Die Verbraucherzentralen warnen vor so genannten Rückabwicklern von Lebensversicherungspolicen. Ihr Argument: Hohe Kosten, aber kaum ein Nutzen für den Verbraucher. Die Tatsache, dass Lebensversicherungskunden alten Verträgen widersprechen könnten, hat nach Aussage der Verbraucherschützer unseriöse Anbieter auf den Plan gerufen. Sie werben damit, die Kunden beim Wahrnehmen ihres Widerrufsrechts zu unterstützen. Im Rahmen des Projekts „Marktwächter Finanzen“ hat sich den Verbraucherzentralen zufolge gezeigt, dass diese Anbieter kaum einen Mehrwert für Versicherte bieten und daher gemieden werden sollten.

Unter bestimmten Voraussetzungen ist der Widerruf möglich
Zum Hintergrund: Wer zwischen dem 29. Juli 1995 und Ende 2007 eine private Kapitallebens- oder Rentenversicherung abgeschlossen hat, kann den Vertrag noch immer widerrufen, wenn die Anbieter nicht ausreichend über entsprechende Kundenrechte informiert hatten. Dies gilt sogar dann, wenn dieser bereits gekündigt wurde. Dies hatte der Bundesgerichtshof (BGH) im Mai 2014 entschieden (AZ: IV ZR 76/11) und im Juli 2015 mit einem weiteren Urteil (AZ: IV ZR 384/14) bekräftigt. Die Aachen Münchener Versicherung hatte Verfassungsbeschwerde eingelegt, die jedoch abgelehnt wurde. Anders als bei vielen Immobiliendarlehensverträgen gilt übrigens ein ‚ewiges’ Widerrufsrecht, das nicht an bestimmte Fristen gebunden ist.

Dienstleister behalten hohen Anteil des Mehrwerts ein
Von der Möglichkeit des späten Widerrufs solcher Versicherungsverträge versuchen Dienstleister zu profitieren, die Verbraucher zunächst mit einer kostenlosen Erstüberprüfung der Widerrufsbelehrung locken, heißt es von den Verbraucherzentralen. Sie vermitteln dann einen Anwalt, der nach der üblichen Gebührenordnung abrechnet und den Rechtsstreit mit der Versicherung führt. Fällt das Urteil zugunsten des Versicherten aus, verlangen diese Unternehmen einen Anteil am Mehrwert, der für den Kunden aufgrund des anerkannten Widerrufs erzielt wird. Schlimmstenfalls gehen nach Angaben der Verbraucherzentralen rund 50 Prozent der Rückzahlungen an die Dienstleistungsunternehmen.

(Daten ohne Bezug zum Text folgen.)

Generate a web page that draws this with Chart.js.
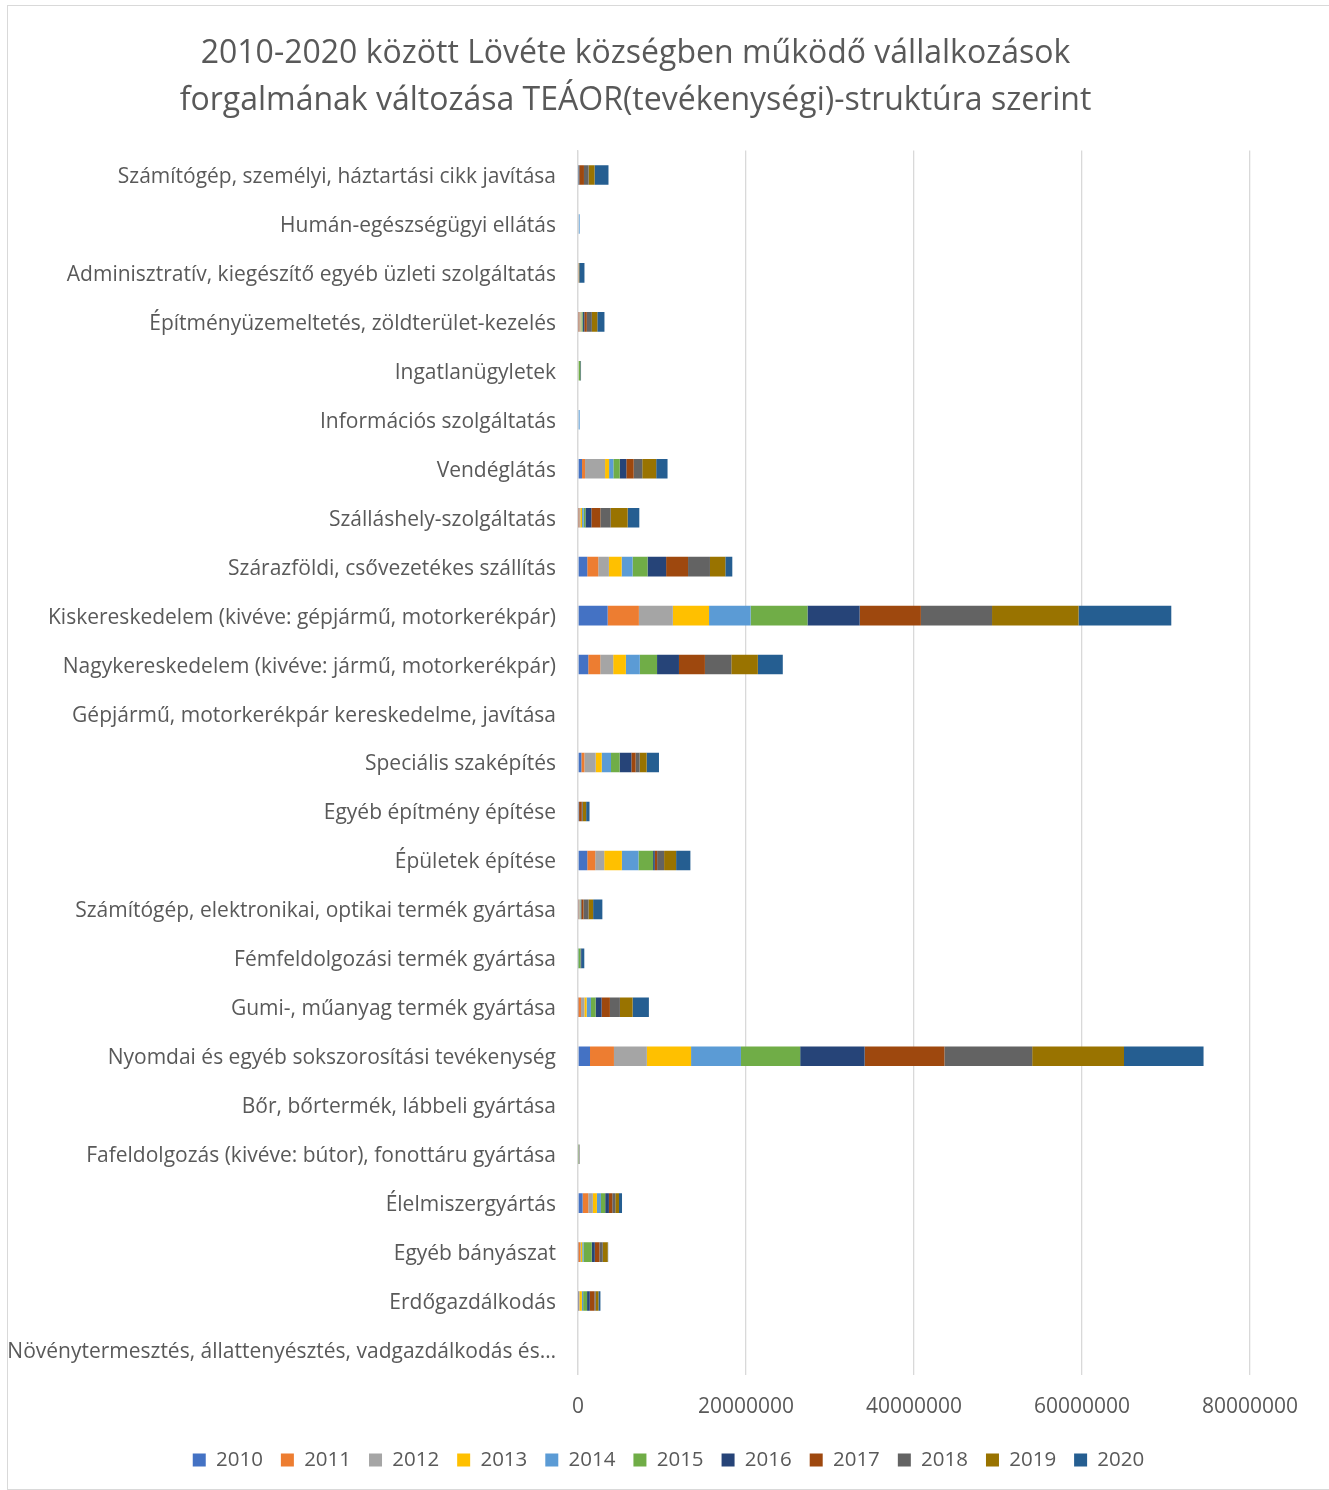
<!DOCTYPE html>
<html>
<head>
<meta charset="utf-8">
<script src="https://cdn.jsdelivr.net/npm/chart.js@4.4.1/dist/chart.umd.min.js"></script>
<style>
  body { margin: 0; background: #fff; }
  #wrap { position: absolute; left: 7px; top: 5px; width: 1321px; height: 1483px; border: 1px solid #d9d9d9; }
</style>
</head>
<body>
<div id="wrap"><canvas id="chart" width="1321" height="1483"></canvas></div>
<script>
// Kategóriák (fentről lefelé)
var categories = [
  'Számítógép, személyi, háztartási cikk javítása',
  'Humán-egészségügyi ellátás',
  'Adminisztratív, kiegészítő egyéb üzleti szolgáltatás',
  'Építményüzemeltetés, zöldterület-kezelés',
  'Ingatlanügyletek',
  'Információs szolgáltatás',
  'Vendéglátás',
  'Szálláshely-szolgáltatás',
  'Szárazföldi, csővezetékes szállítás',
  'Kiskereskedelem (kivéve: gépjármű, motorkerékpár)',
  'Nagykereskedelem (kivéve: jármű, motorkerékpár)',
  'Gépjármű, motorkerékpár kereskedelme, javítása',
  'Speciális szaképítés',
  'Egyéb építmény építése',
  'Épületek építése',
  'Számítógép, elektronikai, optikai termék gyártása',
  'Fémfeldolgozási termék gyártása',
  'Gumi-, műanyag termék gyártása',
  'Nyomdai és egyéb sokszorosítási tevékenység',
  'Bőr, bőrtermék, lábbeli gyártása',
  'Fafeldolgozás (kivéve: bútor), fonottáru gyártása',
  'Élelmiszergyártás',
  'Egyéb bányászat',
  'Erdőgazdálkodás',
  'Növénytermesztés, állattenyésztés, vadgazdálkodás és…'
];

var years = ['2010', '2011', '2012', '2013', '2014', '2015', '2016', '2017', '2018', '2019', '2020'];

// Forgalom évenként (becsült értékek a képről)
var y2010 = [20000, 0, 0, 50000, 0, 0, 480000, 50000, 1100000, 3530000, 1220000, 0, 400000, 0, 1100000, 50000, 0, 50000, 1430000, 0, 0, 550000, 50000, 30000, 0];
var y2011 = [20000, 0, 0, 100000, 0, 0, 360000, 100000, 1310000, 3720000, 1430000, 0, 360000, 0, 950000, 50000, 0, 310000, 2850000, 0, 0, 670000, 200000, 30000, 0];
var y2012 = [20000, 100000, 0, 150000, 80000, 80000, 2380000, 130000, 1270000, 4040000, 1540000, 0, 1350000, 80000, 1070000, 100000, 0, 400000, 3920000, 0, 50000, 550000, 100000, 100000, 0];
var y2013 = [20000, 0, 0, 100000, 0, 0, 480000, 200000, 1510000, 4310000, 1510000, 0, 710000, 0, 2100000, 50000, 0, 270000, 5260000, 0, 0, 480000, 150000, 300000, 0];
var y2014 = [20000, 100000, 0, 100000, 0, 120000, 510000, 200000, 1310000, 4950000, 1660000, 0, 1110000, 0, 1980000, 50000, 50000, 510000, 5940000, 0, 0, 480000, 150000, 150000, 0];
var y2015 = [20000, 0, 0, 100000, 200000, 0, 760000, 200000, 1780000, 6770000, 2050000, 0, 1030000, 0, 1740000, 50000, 250000, 560000, 7050000, 0, 50000, 510000, 990000, 470000, 0];
var y2016 = [30000, 0, 0, 150000, 80000, 0, 780000, 710000, 2210000, 6210000, 2610000, 0, 1390000, 50000, 200000, 50000, 150000, 710000, 7670000, 0, 0, 440000, 360000, 320000, 0];
var y2017 = [560000, 0, 100000, 300000, 0, 0, 880000, 1070000, 2610000, 7290000, 3090000, 0, 510000, 320000, 280000, 250000, 0, 990000, 9500000, 0, 0, 400000, 550000, 550000, 0];
var y2018 = [550000, 0, 0, 600000, 0, 0, 1020000, 1230000, 2610000, 8470000, 3140000, 0, 480000, 120000, 830000, 600000, 0, 1190000, 10450000, 0, 80000, 360000, 400000, 160000, 0];
var y2019 = [710000, 0, 50000, 650000, 0, 0, 1660000, 2020000, 1830000, 10300000, 3160000, 0, 830000, 400000, 1430000, 550000, 0, 1510000, 10930000, 0, 0, 440000, 590000, 320000, 0];
var y2020 = [1660000, 0, 620000, 850000, 0, 0, 1350000, 1390000, 830000, 11040000, 2970000, 0, 1470000, 400000, 1700000, 1100000, 300000, 1940000, 9470000, 0, 0, 360000, 50000, 240000, 0];

var series = [y2010, y2011, y2012, y2013, y2014, y2015, y2016, y2017, y2018, y2019, y2020];
var colors = ['#4472C4', '#ED7D31', '#A5A5A5', '#FFC000', '#5B9BD5', '#70AD47', '#264478', '#9E480E', '#636363', '#997300', '#255E91'];

var xMax = 80000000;
var xStep = 20000000;

var datasets = years.map(function(y, i) {
  return {
    label: y,
    data: series[i],
    backgroundColor: colors[i],
    borderWidth: 0,
    categoryPercentage: 0.4,
    barPercentage: 1
  };
});

var textColor = '#595959';
var gridColor = '#d9d9d9';

// cím eltolása balra, mint az eredetin
var shiftTitle = {
  id: 'shiftTitle',
  afterLayout: function(chart) {
    var t = chart.titleBlock;
    if (t) { t.left -= 33; t.right -= 33; }
  }
};

new Chart(document.getElementById('chart'), {
  type: 'bar',
  data: { labels: categories, datasets: datasets },
  plugins: [shiftTitle],
  options: {
    indexAxis: 'y',
    responsive: false,
    animation: false,
    layout: { padding: { left: 0, right: 0, top: 0, bottom: 8.75 } },
    scales: {
      x: {
        stacked: true,
        min: 0,
        max: xMax,
        ticks: {
          stepSize: xStep,
          color: textColor,
          font: { family: 'Open Sans', size: 21 },
          padding: 20,
          callback: function(v) { return String(v); }
        },
        grid: { color: gridColor, lineWidth: 1.3, drawTicks: false },
        border: { display: false },
        afterFit: function(s) { s.height = 57.25; }
      },
      y: {
        stacked: true,
        ticks: {
          autoSkip: false,
          color: textColor,
          font: { family: 'Open Sans', size: 21 },
          padding: 22,
          labelOffset: 2
        },
        grid: { display: false, drawTicks: false },
        border: { display: true, color: gridColor, width: 1.3 },
        afterFit: function(s) { s.width = 570; }
      },
      yRight: {
        type: 'category',
        position: 'right',
        display: true,
        ticks: { display: false },
        grid: { display: false, drawTicks: false },
        border: { display: false },
        afterFit: function(s) { s.width = 79; }
      }
    },
    plugins: {
      title: {
        display: true,
        text: ['2010-2020 között Lövéte községben működő vállalkozások', 'forgalmának változása TEÁOR(tevékenységi)-struktúra szerint'],
        color: textColor,
        font: { family: 'Open Sans', size: 32, weight: 'normal', lineHeight: '47px' },
        padding: { top: 24.5, bottom: 26 }
      },
      legend: {
        position: 'bottom',
        labels: {
          color: textColor,
          font: { family: 'Open Sans', size: 20.5 },
          boxWidth: 13,
          boxHeight: 13,
          padding: 18
        }
      },
      tooltip: { enabled: false }
    }
  }
});
</script>
</body>
</html>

Widerruf kann auch ohne Dienstleister zum Erfolg führen
Aus Sicht der Marktwächter bringt das Einschalten solcher Dienstleister keinerlei Vorteile, sondern schmälert im Erfolgsfall ausschließlich die zurückgezahlte Summe. Es wird empfohlen, sich direkt an einen Anwalt zu wenden. Die Kosten für die Erstberatung werden dann mit dem Honorar verrechnet, das der Anwalt für seine Tätigkeit in Rechnung stellt. Um den Vertrag zunächst überprüfen zu lassen, können sich Versicherungskunden auch an die Verbraucherzentralen wenden. Auch unabhängige Versicherungsberater können eine Erstprüfung vornehmen.

Widerruf lohnt vor allem bei früh gekündigten Verträgen
Von Interesse ist der Widerruf für Verbraucher vor allem dann, wenn sie den Vertrag frühzeitig gekündigt hatten. Der Grund: In diesen Fällen ist der so genannte Rückkaufswert, der an den Kunden ausgezahlt wird, deutlich niedriger als die eingezahlte Summe, da die Abschlusskosten anfangs den Vertrag belasten und dem Verbraucher hohe Verluste bescheren. Ein Widerruf lohnt sich daher besonders, da die Rückzahlungssumme dann deutlich höher ausfällt. Dies liegt daran, dass der Vertrag rückabgewickelt wird und somit auch alle angefallenen Kosten erstattet werden.

Fiel der Rückkaufswert bei einer bereits erfolgten Kündigung hingegen nicht so niedrig aus, sollten Versicherte zunächst überlegen, ob das Fortführen des Vertrags nicht doch sinnvoll wäre. Die Policen aus der Zeit zwischen 1995 und 2007 punkten nämlich mit einer deutlich höheren Garantieverzinsung als Verträge jüngeren Datums. Seinerzeit lag der Zinssatz bei 2,75 und vier Prozent, zuletzt wurden Neuverträge mit 1,25 Prozent verzinst, bei Abschlüssen seit Anfang 2017 sind es nur noch 0,9 Prozent.